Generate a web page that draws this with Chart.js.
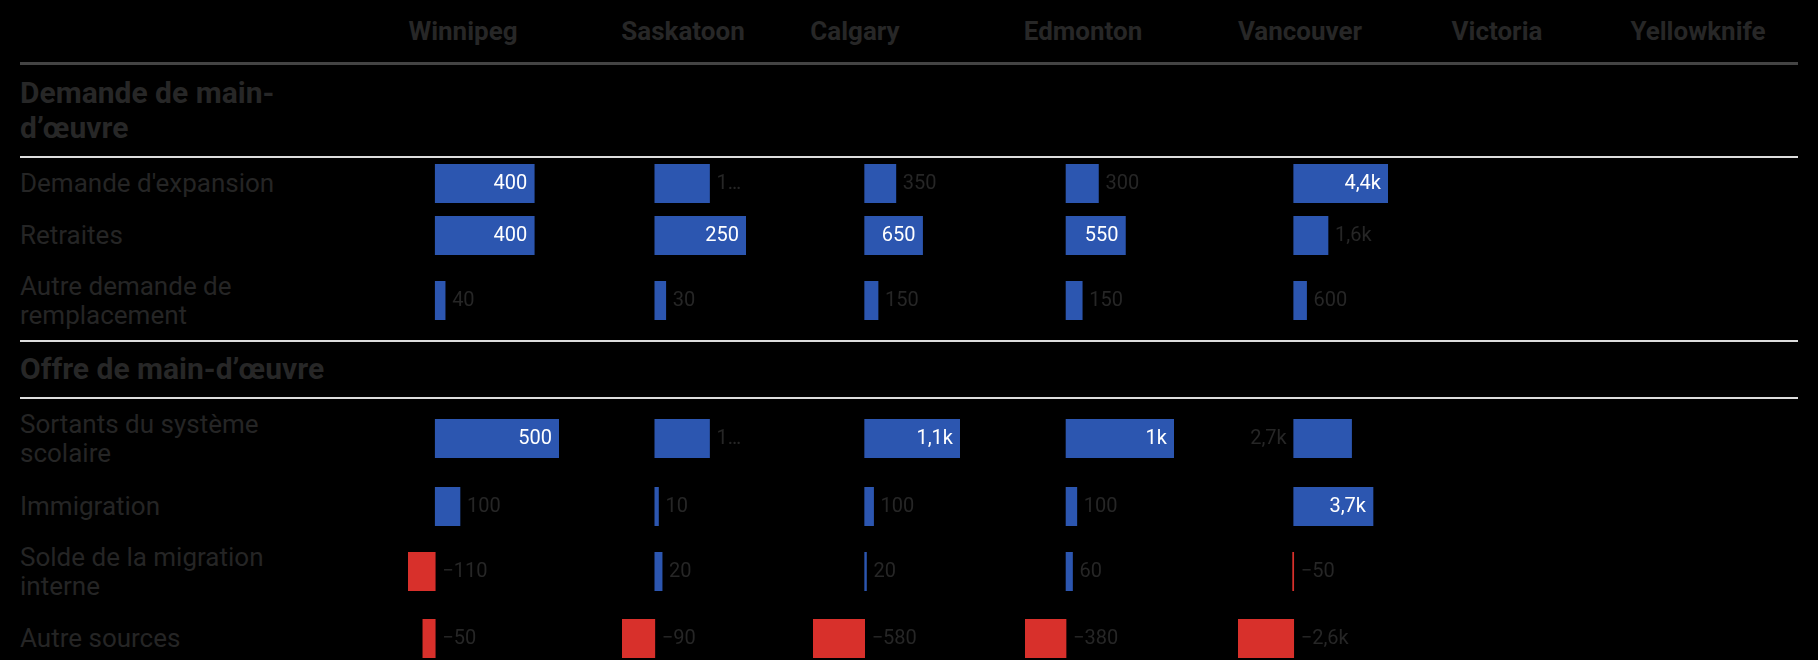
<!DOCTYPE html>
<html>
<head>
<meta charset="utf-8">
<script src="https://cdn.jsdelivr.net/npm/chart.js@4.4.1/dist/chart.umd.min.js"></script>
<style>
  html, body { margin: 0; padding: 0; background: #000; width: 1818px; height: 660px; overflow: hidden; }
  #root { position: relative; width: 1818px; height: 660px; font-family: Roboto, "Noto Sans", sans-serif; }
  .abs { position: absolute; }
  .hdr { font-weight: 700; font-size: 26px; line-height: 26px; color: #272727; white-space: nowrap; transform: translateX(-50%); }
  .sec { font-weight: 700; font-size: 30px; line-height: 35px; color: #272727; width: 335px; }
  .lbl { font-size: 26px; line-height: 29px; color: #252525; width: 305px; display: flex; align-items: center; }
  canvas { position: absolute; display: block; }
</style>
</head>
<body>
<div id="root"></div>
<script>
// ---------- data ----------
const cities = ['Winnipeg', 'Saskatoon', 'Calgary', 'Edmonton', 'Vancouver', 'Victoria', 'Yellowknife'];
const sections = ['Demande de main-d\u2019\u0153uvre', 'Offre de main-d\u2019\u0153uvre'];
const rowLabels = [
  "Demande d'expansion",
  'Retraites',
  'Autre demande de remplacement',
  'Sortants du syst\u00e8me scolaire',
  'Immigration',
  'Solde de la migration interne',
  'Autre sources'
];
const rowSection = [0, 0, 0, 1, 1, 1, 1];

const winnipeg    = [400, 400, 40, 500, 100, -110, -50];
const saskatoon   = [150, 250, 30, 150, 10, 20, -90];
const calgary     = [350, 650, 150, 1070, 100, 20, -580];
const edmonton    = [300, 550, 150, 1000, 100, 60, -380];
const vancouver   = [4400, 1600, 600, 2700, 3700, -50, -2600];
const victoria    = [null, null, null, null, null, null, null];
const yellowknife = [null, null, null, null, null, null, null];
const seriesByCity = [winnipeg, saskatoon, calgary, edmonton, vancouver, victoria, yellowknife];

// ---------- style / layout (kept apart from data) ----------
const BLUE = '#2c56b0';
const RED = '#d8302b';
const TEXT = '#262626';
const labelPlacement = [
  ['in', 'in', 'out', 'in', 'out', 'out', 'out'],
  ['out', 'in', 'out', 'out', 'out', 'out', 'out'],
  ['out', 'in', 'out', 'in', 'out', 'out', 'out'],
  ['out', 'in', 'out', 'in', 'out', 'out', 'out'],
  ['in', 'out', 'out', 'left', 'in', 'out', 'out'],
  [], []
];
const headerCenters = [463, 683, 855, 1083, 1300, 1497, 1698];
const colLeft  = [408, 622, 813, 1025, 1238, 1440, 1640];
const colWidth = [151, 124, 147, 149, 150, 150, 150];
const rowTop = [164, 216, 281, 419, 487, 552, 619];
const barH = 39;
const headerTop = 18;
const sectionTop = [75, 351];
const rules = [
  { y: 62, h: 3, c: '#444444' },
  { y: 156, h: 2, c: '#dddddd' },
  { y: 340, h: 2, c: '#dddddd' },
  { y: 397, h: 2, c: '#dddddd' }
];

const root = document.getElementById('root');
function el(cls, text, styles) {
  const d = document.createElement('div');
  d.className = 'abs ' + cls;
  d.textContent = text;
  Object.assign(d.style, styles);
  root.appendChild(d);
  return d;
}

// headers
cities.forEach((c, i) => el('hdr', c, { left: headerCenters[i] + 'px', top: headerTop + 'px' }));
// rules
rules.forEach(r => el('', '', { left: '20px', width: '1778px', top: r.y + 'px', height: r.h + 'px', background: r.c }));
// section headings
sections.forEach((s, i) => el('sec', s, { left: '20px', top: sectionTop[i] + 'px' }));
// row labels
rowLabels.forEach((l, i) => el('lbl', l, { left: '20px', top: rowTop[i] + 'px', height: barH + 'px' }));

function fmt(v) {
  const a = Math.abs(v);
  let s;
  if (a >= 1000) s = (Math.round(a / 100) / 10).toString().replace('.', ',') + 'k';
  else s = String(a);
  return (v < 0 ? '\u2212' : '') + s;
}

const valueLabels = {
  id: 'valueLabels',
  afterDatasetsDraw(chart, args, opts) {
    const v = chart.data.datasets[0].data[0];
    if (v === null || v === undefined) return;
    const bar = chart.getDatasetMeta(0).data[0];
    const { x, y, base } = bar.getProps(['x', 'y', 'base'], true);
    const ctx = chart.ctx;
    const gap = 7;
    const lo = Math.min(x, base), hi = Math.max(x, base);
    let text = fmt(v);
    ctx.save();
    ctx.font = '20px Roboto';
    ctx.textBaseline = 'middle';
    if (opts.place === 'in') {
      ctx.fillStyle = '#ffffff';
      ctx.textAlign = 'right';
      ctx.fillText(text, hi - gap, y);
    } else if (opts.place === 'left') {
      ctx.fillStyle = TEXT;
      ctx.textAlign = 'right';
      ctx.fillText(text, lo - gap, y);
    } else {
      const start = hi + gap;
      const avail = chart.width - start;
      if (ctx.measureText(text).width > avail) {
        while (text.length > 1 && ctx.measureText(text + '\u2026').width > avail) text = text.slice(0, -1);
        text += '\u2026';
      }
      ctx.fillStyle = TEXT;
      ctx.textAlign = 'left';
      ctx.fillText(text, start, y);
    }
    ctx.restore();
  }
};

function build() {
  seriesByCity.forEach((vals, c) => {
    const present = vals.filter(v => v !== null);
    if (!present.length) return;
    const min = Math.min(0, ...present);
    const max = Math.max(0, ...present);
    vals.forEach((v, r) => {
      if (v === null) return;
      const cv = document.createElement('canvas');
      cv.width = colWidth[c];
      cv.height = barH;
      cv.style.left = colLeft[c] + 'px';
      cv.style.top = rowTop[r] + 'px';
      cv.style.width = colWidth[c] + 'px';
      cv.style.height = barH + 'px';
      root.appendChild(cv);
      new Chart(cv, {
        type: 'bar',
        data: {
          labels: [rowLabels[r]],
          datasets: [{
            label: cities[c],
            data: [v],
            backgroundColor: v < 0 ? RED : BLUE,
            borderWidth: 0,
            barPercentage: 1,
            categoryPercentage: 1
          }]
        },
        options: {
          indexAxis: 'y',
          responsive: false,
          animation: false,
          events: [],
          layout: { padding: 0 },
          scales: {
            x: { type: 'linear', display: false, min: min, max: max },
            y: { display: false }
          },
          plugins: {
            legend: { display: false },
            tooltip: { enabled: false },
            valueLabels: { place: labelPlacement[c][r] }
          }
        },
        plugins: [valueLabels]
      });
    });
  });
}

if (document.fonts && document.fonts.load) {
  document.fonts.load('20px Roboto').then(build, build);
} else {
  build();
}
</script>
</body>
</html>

▶ **Given task**:
Without the pictures, return the listing above from its first line through the line that has "vancouver, victoria, yellowknife];".

▶ **Full output**:
Generate a web page that draws this with Chart.js.
<!DOCTYPE html>
<html>
<head>
<meta charset="utf-8">
<script src="https://cdn.jsdelivr.net/npm/chart.js@4.4.1/dist/chart.umd.min.js"></script>
<style>
  html, body { margin: 0; padding: 0; background: #000; width: 1818px; height: 660px; overflow: hidden; }
  #root { position: relative; width: 1818px; height: 660px; font-family: Roboto, "Noto Sans", sans-serif; }
  .abs { position: absolute; }
  .hdr { font-weight: 700; font-size: 26px; line-height: 26px; color: #272727; white-space: nowrap; transform: translateX(-50%); }
  .sec { font-weight: 700; font-size: 30px; line-height: 35px; color: #272727; width: 335px; }
  .lbl { font-size: 26px; line-height: 29px; color: #252525; width: 305px; display: flex; align-items: center; }
  canvas { position: absolute; display: block; }
</style>
</head>
<body>
<div id="root"></div>
<script>
// ---------- data ----------
const cities = ['Winnipeg', 'Saskatoon', 'Calgary', 'Edmonton', 'Vancouver', 'Victoria', 'Yellowknife'];
const sections = ['Demande de main-d\u2019\u0153uvre', 'Offre de main-d\u2019\u0153uvre'];
const rowLabels = [
  "Demande d'expansion",
  'Retraites',
  'Autre demande de remplacement',
  'Sortants du syst\u00e8me scolaire',
  'Immigration',
  'Solde de la migration interne',
  'Autre sources'
];
const rowSection = [0, 0, 0, 1, 1, 1, 1];

const winnipeg    = [400, 400, 40, 500, 100, -110, -50];
const saskatoon   = [150, 250, 30, 150, 10, 20, -90];
const calgary     = [350, 650, 150, 1070, 100, 20, -580];
const edmonton    = [300, 550, 150, 1000, 100, 60, -380];
const vancouver   = [4400, 1600, 600, 2700, 3700, -50, -2600];
const victoria    = [null, null, null, null, null, null, null];
const yellowknife = [null, null, null, null, null, null, null];
const seriesByCity = [winnipeg, saskatoon, calgary, edmonton, vancouver, victoria, yellowknife];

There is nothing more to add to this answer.